Até aqui, já vimos que as mulheres ganham salários menores que os homens, mesmo ocupando os mesmos cargos, que a saúde financeira delas é pior, e que elas não investem por falta de dinheiro. Se fizermos um recorte histórico, é possível perceber que até a participação bancária delas, de forma independente, é recente: até a década de 1960, as mulheres só conseguiam abrir contas nos bancos com a autorização dos pais ou maridos.
O questionamento que fica é: se elas tivessem o devido acesso à educação financeira, o cenário das suas finanças seria tão ruim assim? É claro que as desigualdades sociais não seriam extintas, mas, provavelmente, alguns dos problemas citados seriam amenizados. Por isso é tão importante que não só as mulheres, mas todos aprendam mais sobre educação financeira. No entanto, especificamente no caso das mulheres, essa também pode ser uma ferramenta para sair de situações de violência, conforme mencionado por Carla Tavares.

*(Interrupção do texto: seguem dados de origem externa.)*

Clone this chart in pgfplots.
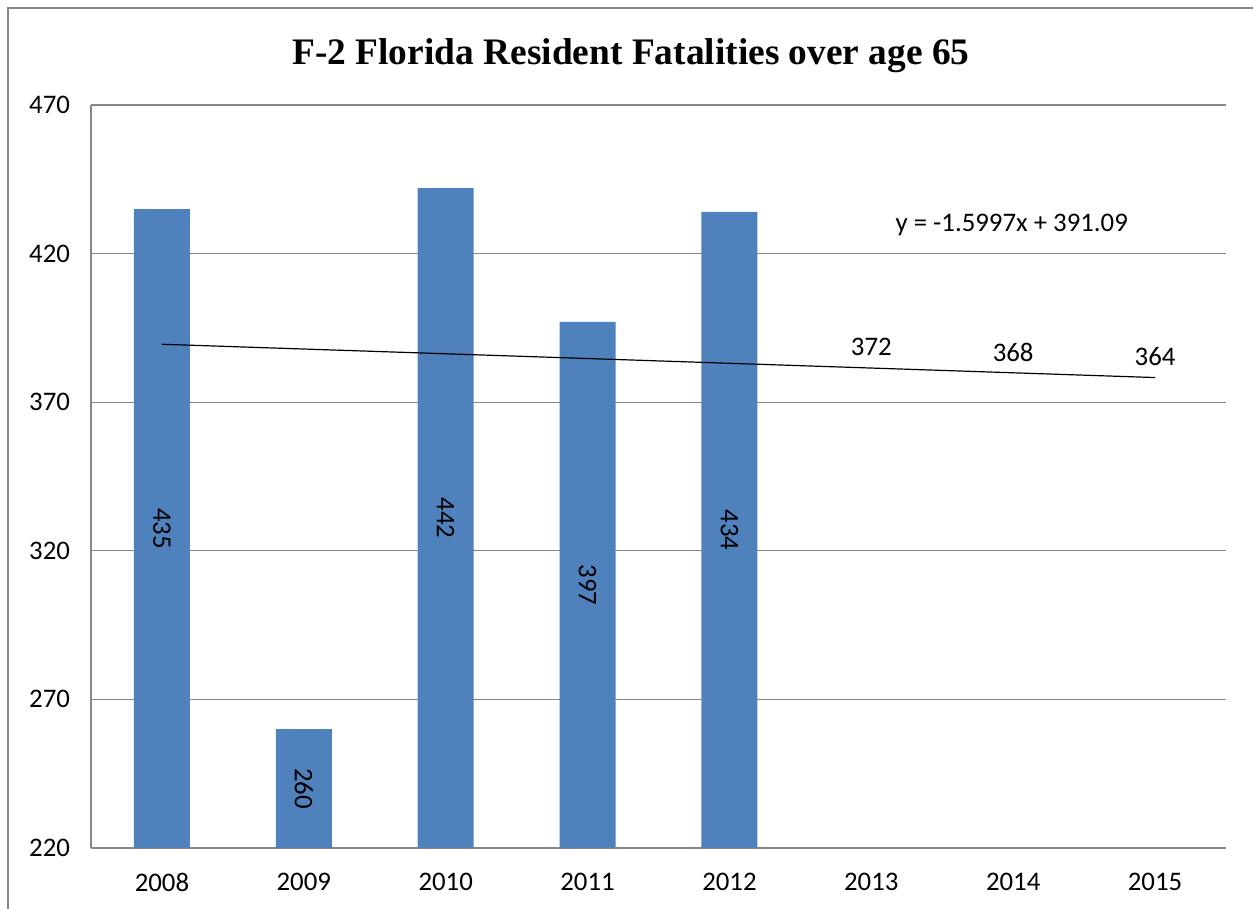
\documentclass[border=0pt]{standalone}
\usepackage{fontspec}
\setmainfont{Carlito}
\newfontfamily\titlefont{Liberation Serif}
\usepackage{pgfplots}
\pgfplotsset{compat=1.18}
\definecolor{barblue}{HTML}{4F81BD}
\definecolor{gridgray}{HTML}{878787}
\begin{document}
\begin{tikzpicture}
\useasboundingbox (0,0) rectangle (626.5pt,454.5pt);
% chart frame (cut off at right and bottom)
\draw[gridgray, line width=0.6pt] (4pt,0) -- (4pt,450.5pt) -- (626.5pt,450.5pt);
\node[font=\titlefont\bfseries\fontsize{18.7}{22}\selectfont] at (315.5pt,426.5pt) {F-2 Florida Resident Fatalities over age 65};
\begin{axis}[
  at={(45.5pt,30.5pt)}, anchor=south west,
  scale only axis, width=567.5pt, height=371.5pt,
  xmin=0.5, xmax=8.5, ymin=220, ymax=470,
  ytick={220,270,320,370,420,470},
  xtick={1,...,8},
  xticklabels={2008,2009,2010,2011,2012,2013,2014,2015},
  axis lines*=left,
  axis line style={gridgray, line width=0.6pt},
  ymajorgrids, grid style={gridgray, line width=0.6pt},
  major tick length=0pt,
  tick label style={font=\fontsize{13.4}{16}\selectfont},
  yticklabel style={xshift=-7pt},
  xticklabel style={yshift=-9pt},
  /pgf/number format/assume math mode=true,
  clip=false,
]
\addplot[ybar, bar width=28pt, fill=barblue, draw=none] coordinates {
  (1,435) (2,260) (3,442) (4,397) (5,434)};
% linear trend y = -1.5997x + 391.09
\addplot[black, line width=0.6pt] coordinates {(1,389.49) (8,378.29)};
\begin{scope}[every node/.style={font=\fontsize{13.4}{16}\selectfont, rotate=-90}]
\node at (axis cs:1,327.5) {435};
\node at (axis cs:2,240) {260};
\node at (axis cs:3,331) {442};
\node at (axis cs:4,308.5) {397};
\node at (axis cs:5,327) {434};
\end{scope}
\begin{scope}[every node/.style={font=\fontsize{13.4}{16}\selectfont}]
\node at (axis cs:6,388.6) {372};
\node at (axis cs:7,386.6) {368};
\node at (axis cs:8,385.2) {364};
\node at (axis cs:6.99,429.6) {y = -1.5997x + 391.09};
\end{scope}
\end{axis}
\end{tikzpicture}
\end{document}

O empreendedorismo também é um caminho possível para a independência financeira feminina e as mulheres têm enxergado essa oportunidade. Entre os 52 milhões de empreendedores brasileiros, 30 milhões são mulheres (57%), classificando o Brasil como o sétimo país do mundo com maior número de empreendedoras, segundo estudo do Sebrae, a partir de dados do Global Entrepreneurship Monitor 2020/2021. Entre elas, 44% são chefes de família e 85% são responsáveis pelas decisões de compra em sua casa, o que deixa claro os motivos de o empreendedorismo ser uma das formas de driblar a violência patrimonial.
Como pedir ajuda?
O fato é que, mesmo que as mulheres se agarrem ao empreendedorismo e à independência financeira para escaparem das violências às quais estão submetidas, ainda é fundamental que os violadores sejam responsabilizados. Vale reforçar que a violência patrimonial é uma das cinco previstas pela Lei Maria da Penha e deve ser reportada aos órgãos competentes.
A medida mais recomendada em qualquer situação de violência é a denúncia. Em casos de violência contra a mulher, é possível denunciar por meio do telefone 180, da Central de Atendimento à Mulher, que também funciona no WhatsApp, ou procurar alguma delegacia de atendimento especializado à mulher.